E se la paura è quella di perdere autonomia e pesare sugli altri, si può scegliere di stipulare una polizza o una mutua Long Term Care oppure fare un piano di accumulo destinato unicamente a sostenerci economicamente quando avessimo bisogno di assistenza continuativa. Se invece si teme di perdere facoltà cognitive, esistono infiniti test ed esercizi cognitivi da fare online per preservare la cosiddetta “riserva cognitiva” e integrazione nutraceutica per rallentare eventuali primi segnali di decadimento.
Quali ingredienti devono riempire la cambusa del viaggio di longevità?

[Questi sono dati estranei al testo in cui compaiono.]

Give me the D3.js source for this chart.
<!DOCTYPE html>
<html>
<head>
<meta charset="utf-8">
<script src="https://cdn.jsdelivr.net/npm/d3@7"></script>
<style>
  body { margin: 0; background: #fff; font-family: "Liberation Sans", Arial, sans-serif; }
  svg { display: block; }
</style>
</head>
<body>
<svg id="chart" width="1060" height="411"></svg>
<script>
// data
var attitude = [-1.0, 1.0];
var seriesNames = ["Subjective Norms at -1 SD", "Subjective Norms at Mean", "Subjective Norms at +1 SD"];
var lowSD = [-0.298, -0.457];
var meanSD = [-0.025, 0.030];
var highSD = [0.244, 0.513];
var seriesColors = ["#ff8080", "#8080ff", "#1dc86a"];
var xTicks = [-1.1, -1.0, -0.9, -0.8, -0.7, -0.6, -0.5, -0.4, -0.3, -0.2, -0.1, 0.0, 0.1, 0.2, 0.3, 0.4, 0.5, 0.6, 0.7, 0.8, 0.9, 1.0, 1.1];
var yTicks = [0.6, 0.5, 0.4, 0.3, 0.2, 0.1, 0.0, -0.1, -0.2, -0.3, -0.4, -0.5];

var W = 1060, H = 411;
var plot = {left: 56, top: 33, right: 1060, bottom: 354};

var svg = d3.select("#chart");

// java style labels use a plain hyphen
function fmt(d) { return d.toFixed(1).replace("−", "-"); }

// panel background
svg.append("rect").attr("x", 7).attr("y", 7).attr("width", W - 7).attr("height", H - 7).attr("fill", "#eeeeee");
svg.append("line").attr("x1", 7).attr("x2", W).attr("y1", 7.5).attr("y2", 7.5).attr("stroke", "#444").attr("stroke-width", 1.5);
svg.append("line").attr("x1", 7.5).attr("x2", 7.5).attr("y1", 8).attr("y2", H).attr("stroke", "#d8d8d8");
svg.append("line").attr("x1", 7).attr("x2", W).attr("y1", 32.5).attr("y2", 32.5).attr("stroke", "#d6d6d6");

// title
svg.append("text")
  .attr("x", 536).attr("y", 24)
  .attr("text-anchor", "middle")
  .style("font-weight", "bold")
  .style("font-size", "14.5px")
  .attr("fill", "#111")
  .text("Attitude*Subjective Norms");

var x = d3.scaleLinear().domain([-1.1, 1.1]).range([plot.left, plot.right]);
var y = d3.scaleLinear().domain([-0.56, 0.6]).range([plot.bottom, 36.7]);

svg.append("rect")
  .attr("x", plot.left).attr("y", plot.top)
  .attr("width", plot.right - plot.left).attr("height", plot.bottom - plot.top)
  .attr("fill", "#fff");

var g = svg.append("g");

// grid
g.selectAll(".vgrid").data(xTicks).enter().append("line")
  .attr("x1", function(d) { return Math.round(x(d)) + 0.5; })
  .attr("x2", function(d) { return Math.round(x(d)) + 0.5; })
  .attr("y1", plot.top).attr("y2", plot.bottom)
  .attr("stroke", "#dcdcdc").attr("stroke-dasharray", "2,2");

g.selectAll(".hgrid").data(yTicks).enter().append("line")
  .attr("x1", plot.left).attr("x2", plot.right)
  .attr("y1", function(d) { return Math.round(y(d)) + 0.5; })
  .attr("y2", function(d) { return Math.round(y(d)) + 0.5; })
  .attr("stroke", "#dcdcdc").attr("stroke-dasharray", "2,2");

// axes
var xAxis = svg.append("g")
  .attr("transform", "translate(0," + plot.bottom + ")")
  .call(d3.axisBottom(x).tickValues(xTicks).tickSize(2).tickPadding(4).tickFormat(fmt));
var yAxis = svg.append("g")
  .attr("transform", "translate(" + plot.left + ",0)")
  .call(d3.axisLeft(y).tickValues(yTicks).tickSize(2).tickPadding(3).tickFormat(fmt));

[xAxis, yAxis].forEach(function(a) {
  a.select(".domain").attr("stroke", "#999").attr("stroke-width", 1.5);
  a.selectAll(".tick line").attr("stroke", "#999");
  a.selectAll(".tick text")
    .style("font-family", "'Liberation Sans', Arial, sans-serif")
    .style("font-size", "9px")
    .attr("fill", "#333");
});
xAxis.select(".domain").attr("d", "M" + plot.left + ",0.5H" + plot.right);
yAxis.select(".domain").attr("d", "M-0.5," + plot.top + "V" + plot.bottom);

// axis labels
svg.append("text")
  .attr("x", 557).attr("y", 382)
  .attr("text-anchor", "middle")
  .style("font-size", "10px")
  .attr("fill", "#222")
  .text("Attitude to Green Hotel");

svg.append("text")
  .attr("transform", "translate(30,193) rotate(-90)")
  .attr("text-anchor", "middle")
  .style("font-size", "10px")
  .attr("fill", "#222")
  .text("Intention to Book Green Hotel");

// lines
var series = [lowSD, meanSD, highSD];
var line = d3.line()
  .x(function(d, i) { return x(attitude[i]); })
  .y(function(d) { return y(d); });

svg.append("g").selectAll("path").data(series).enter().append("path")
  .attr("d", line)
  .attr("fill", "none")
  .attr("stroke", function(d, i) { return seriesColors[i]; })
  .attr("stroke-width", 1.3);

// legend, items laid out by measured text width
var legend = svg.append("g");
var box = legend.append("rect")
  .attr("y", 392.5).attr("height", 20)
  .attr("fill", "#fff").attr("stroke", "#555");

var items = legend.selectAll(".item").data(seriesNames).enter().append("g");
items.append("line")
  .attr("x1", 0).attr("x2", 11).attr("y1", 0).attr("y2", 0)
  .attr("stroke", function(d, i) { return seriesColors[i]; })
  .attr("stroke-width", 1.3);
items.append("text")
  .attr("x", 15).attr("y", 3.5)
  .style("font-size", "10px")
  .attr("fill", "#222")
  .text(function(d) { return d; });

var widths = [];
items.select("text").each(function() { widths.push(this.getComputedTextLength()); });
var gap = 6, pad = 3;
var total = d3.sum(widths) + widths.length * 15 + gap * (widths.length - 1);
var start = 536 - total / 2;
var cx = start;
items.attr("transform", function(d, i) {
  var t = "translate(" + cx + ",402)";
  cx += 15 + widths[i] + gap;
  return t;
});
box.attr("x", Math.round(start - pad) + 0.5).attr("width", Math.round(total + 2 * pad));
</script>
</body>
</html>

Consapevolezza: un sacco di gente non vuole sapere se avrà abbastanza denaro per permettersi di continuare il proprio tenore di vita o se la propria salute è sotto minaccia di qualche malattia. Chiude gli occhi e incrocia le dita. Questo è il modo peggiore di affrontare la longevità. Sapere è potere, perché esistono ormai soluzioni per sostenerci in molte cose e ogni anno arrivano nuovi ritrovati per migliorare ulteriormente la vita nella fascia di età che sta crescendo di più.
Curiosità: vivere quasi 100 anni significa avere molti più occasioni dei nostri genitori o nonni per “vivere la vita”. Anni intermedi tra l’età matura e la vecchiaia in cui la famiglia è diventata grande, le incombenze diminuiscono, la scala delle priorità allenta la morsa, la salute ancora tiene e ci sono improvvisamente un sacco di cose da fare con il tempo, e spesso i risparmi, per farle. Basta mettere fuori la testa per rimanere travolti dalle opzioni: online o offline, l’offerta è infinita. Prendere una strada e seguirla è un gesto semplice con una cascata di ricadute positive: risveglia i nostri sensi e la nostra capacità intellettuale, ci fa conoscere altre persone, alimenta nuove curiosità e, non ultimo, rallenta l’invecchiamento.

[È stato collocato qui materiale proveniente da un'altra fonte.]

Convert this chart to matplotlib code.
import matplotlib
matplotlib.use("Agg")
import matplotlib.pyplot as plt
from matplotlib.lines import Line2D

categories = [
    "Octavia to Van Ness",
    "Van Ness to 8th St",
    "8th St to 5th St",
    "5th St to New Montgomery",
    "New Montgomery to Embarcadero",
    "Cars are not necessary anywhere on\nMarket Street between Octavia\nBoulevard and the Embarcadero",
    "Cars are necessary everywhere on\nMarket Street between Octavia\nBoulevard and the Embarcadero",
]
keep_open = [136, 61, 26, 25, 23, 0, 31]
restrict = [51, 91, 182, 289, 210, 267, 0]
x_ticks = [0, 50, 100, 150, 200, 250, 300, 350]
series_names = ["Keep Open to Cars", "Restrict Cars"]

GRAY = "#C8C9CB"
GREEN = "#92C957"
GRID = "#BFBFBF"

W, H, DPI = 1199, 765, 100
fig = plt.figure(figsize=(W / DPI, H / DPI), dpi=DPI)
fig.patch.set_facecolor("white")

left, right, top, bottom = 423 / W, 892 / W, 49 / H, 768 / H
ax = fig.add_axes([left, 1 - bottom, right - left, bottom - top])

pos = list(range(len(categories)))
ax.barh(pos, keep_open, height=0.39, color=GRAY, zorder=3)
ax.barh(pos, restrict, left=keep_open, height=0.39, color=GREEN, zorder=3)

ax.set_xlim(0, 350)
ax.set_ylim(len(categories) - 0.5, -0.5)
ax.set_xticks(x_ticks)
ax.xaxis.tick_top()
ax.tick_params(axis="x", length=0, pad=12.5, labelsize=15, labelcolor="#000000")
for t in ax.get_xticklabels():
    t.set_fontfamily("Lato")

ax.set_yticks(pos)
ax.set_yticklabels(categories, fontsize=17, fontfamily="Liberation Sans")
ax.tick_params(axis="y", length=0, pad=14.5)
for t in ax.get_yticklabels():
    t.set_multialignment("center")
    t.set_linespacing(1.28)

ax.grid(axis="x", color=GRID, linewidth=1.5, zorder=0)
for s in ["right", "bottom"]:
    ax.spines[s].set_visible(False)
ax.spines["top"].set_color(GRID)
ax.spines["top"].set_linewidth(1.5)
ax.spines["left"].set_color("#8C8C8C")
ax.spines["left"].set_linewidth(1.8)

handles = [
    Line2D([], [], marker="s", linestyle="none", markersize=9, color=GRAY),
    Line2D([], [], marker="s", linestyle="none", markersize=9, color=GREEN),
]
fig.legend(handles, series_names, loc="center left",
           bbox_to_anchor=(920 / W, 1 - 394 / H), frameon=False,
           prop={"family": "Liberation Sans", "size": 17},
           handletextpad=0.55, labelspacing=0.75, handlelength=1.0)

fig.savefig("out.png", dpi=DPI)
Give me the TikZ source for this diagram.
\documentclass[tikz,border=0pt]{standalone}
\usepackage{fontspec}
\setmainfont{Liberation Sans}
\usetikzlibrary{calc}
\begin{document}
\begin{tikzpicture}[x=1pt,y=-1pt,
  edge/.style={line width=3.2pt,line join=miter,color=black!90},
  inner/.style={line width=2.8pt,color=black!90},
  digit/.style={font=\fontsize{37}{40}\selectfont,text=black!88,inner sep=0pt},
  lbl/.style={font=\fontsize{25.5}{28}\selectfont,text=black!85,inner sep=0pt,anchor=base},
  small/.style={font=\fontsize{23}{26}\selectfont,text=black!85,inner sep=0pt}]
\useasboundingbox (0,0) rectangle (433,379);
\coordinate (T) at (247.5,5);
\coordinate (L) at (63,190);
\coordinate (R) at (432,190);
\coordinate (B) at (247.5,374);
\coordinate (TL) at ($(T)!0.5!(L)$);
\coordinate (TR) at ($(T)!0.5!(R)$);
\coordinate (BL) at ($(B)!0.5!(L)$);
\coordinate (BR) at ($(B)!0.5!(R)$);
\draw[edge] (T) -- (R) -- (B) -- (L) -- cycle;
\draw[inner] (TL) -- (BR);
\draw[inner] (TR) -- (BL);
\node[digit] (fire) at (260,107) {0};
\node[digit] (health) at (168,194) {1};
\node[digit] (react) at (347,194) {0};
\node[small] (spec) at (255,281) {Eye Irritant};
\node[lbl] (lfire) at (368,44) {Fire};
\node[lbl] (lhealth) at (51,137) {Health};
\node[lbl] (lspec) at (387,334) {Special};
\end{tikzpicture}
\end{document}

Cura di sé: se c’è un’età nella quale si apprezzano gli effetti di una maggiore cura di sé è proprio questa. Basta poco, un cambio di alimentazione, un po’ di movimento in più, una migliore pianificazione sanitaria possono fare miracoli a occhio nudo, oltre a farci sentire padroni e attori del miglioramento del nostro benessere. Una bella sensazione.

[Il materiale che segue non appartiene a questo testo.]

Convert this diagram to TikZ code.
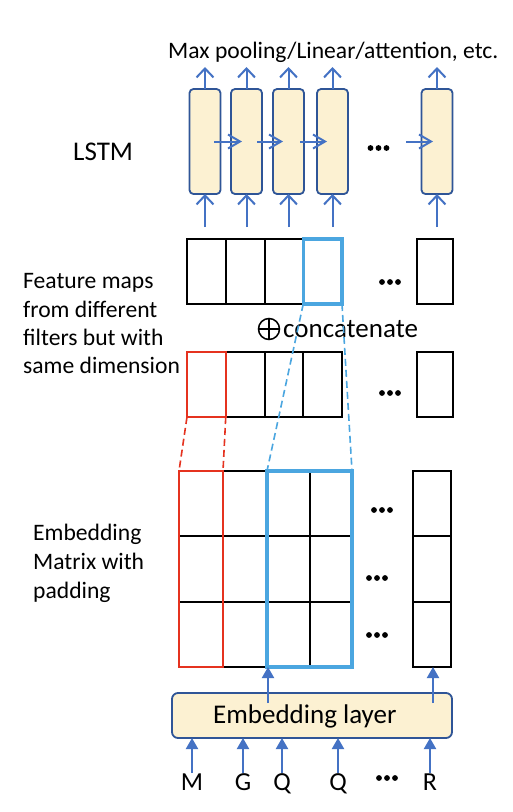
\documentclass[tikz,border=0pt]{standalone}
\usepackage{fontspec}
\setmainfont{Carlito}
\usetikzlibrary{arrows.meta,fit,calc}
\definecolor{cream}{HTML}{FCF1D2}
\definecolor{dkblue}{HTML}{2F5597}
\definecolor{arrblue}{HTML}{4472C4}
\definecolor{ltblue}{HTML}{4BA6E0}
\definecolor{myred}{HTML}{E5321F}
\begin{document}
\begin{tikzpicture}[x=1pt,y=-1pt,
  lstm/.style={draw=dkblue,fill=cream,line width=1.8pt,rounded corners=4pt,minimum width=31pt,minimum height=105pt,inner sep=0pt,outer sep=0pt},
  cell/.style={draw=black,line width=2pt,inner sep=0pt,outer sep=0pt},
  vbar/.style={draw=arrblue,line width=2pt,-{Straight Barb[length=9pt,width=17pt,line width=2pt]}},
  hbar/.style={draw=arrblue,line width=2pt,-{Straight Barb[length=12pt,width=14pt,line width=2pt]}},
  tri/.style={draw=arrblue,line width=2pt,-{Triangle[length=11pt,width=12pt]}},
  hl/.style={line width=3.4pt,inner sep=0pt,outer sep=0pt},
  redhl/.style={draw=myred,line width=2pt,inner sep=0pt,outer sep=0pt},
  dsh/.style={line width=1.6pt,dash pattern=on 7pt off 4pt},
  txt/.style={inner sep=0pt,font=\fontsize{23.6}{28}\selectfont},
  big/.style={inner sep=0pt,font=\fontsize{27}{32}\selectfont},
  threedots/.pic={\foreach \i in {-8,0,8} \fill (\i,0) circle (2.9pt);}
]
\useasboundingbox[fill=white] (0,0) rectangle (512,812);

% title
\node[txt,anchor=base west] (title) at (168,58) {Max pooling/Linear/attention, etc.};
\node[big,anchor=base west] (lstmlbl) at (73,160) {LSTM};

% LSTM cells
\foreach \i/\x in {1/205,2/246.5,3/288.5,4/332.5,5/437}{
  \node[lstm] (l\i) at (\x,141.5) {};
  \coordinate (t\i) at (\x,67);
  \coordinate (b\i) at (\x,227);
  \draw[vbar] (l\i.north) -- (t\i);
  \draw[vbar] (b\i) -- (l\i.south);
}
\draw[hbar] ($(l1.center)+(9,0)$) -- ($(l2.center)+(-4.5,0)$);
\draw[hbar] ($(l2.center)+(10.5,0)$) -- ($(l3.center)+(-5.5,0)$);
\draw[hbar] ($(l3.center)+(11.5,0)$) -- ($(l4.center)+(-5.5,0)$);
\coordinate (hs5) at (406,141.5);
\draw[hbar] (hs5) -- ($(l5.center)+(-4,0)$);
\pic at (378.5,148) {threedots};

% feature map rows
\foreach \i/\xa/\xb in {1/187/225.75,2/225.75/264.5,3/264.5/303.25,4/303.25/342,5/417/453}{
  \node[cell,fit={(\xa,239)(\xb,304)}] (f\i) {};
  \node[cell,fit={(\xa,352)(\xb,417)}] (g\i) {};
}
\node[hl,draw=ltblue,fit=(f4)] (fb) {};
\node[redhl,fit=(g1)] (gr) {};
\pic at (390,282) {threedots};
\pic at (390,393) {threedots};

% side labels
\node[txt,anchor=base west] (fm1) at (23,288) {Feature maps};
\node[txt,anchor=base west] (fm2) at (23,317) {from different};
\node[txt,anchor=base west] (fm3) at (23,345) {filters but with};
\node[txt,anchor=base west] (fm4) at (23,373) {same dimension};

% oplus symbol and concatenate
\draw[line width=1.5pt] (269,329) circle (10.5pt);
\draw[line width=1.5pt] (258.5,329) -- (279.5,329) (269,318.5) -- (269,339.5);
\node[big,anchor=base west] (concat) at (283,337) {concatenate};

% embedding matrix
\foreach \c/\xa/\xb in {1/179/223,2/223/267,3/267/309.5,4/309.5/352}{
  \foreach \r/\ya/\yb in {1/471/536.3,2/536.3/601.7,3/601.7/667}{
    \node[cell,fit={(\xa,\ya)(\xb,\yb)}] (m\r\c) {};
  }
}
\foreach \r/\ya/\yb in {1/471/536.3,2/536.3/601.7,3/601.7/667}{
  \node[cell,fit={(413,\ya)(451,\yb)}] (n\r) {};
}
\node[redhl,fit=(m11)(m31)] (mred) {};
\node[hl,draw=ltblue,fit=(m13)(m34)] (mblue) {};
\pic at (382,510) {threedots};
\pic at (377,578) {threedots};
\pic at (377,635) {threedots};

\node[txt,anchor=base west] (em1) at (33,540) {Embedding};
\node[txt,anchor=base west] (em2) at (33,569) {Matrix with};
\node[txt,anchor=base west] (em3) at (33,598) {padding};

% dashed links
\draw[dsh,myred] (gr.south west) -- (mred.north west);
\draw[dsh,myred] (gr.south east) -- (mred.north east);
\draw[dsh,ltblue] (fb.south west) -- (mblue.north west);
\draw[dsh,ltblue] (fb.south east) -- (mblue.north east);

% embedding layer
\node[draw=dkblue,fill=cream,line width=1.8pt,rounded corners=6pt,inner sep=0pt,outer sep=0pt,fit={(172,693)(452,738)}] (emb) {};
\node[big,anchor=base west] (embtxt) at (213,723) {Embedding layer};
\coordinate (e1) at (268,703);
\coordinate (e2) at (433,703);
\draw[tri] (e1) -- (e1 |- mblue.south);
\draw[tri] (e2) -- (e2 |- n3.south);

% input letters
\foreach \n/\x/\t in {L1/192/M,L2/243/G,L3/282/Q,L4/338/Q,L5/430/R}{
  \node[inner sep=0pt,font=\fontsize{26}{30}\selectfont,anchor=base] (\n) at (\x,790) {\t};
  \draw[tri] (\n.north) -- (\n.north |- emb.south);
}
\pic at (387,778) {threedots};
\end{tikzpicture}
\end{document}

Pianificazione: pianificare significa aumentare il controllo sul futuro. Vuol dire sostituire lo scongiuro con un piano di azione, una strategia di risk management, come per le grandi aziende, che ha il compito di proteggere noi stessi e il nostro patrimonio da rischi che potremmo correre infilandoci in guai seri.
Buona compagnia: imprescindibile, sia per le persone socievoli che per gli orsi. Perché anche un orso, quelle rare volte che decide di vedere qualcuno, vuole il meglio. Le relazioni sono importanti in questa fase della vita e questa nuova longevità ci dà il permesso di viverle come vogliamo: con compagni di gioco temporanei o amici di una vita, la condivisione rimane proprio l’ultimo capitale che non si può perdere.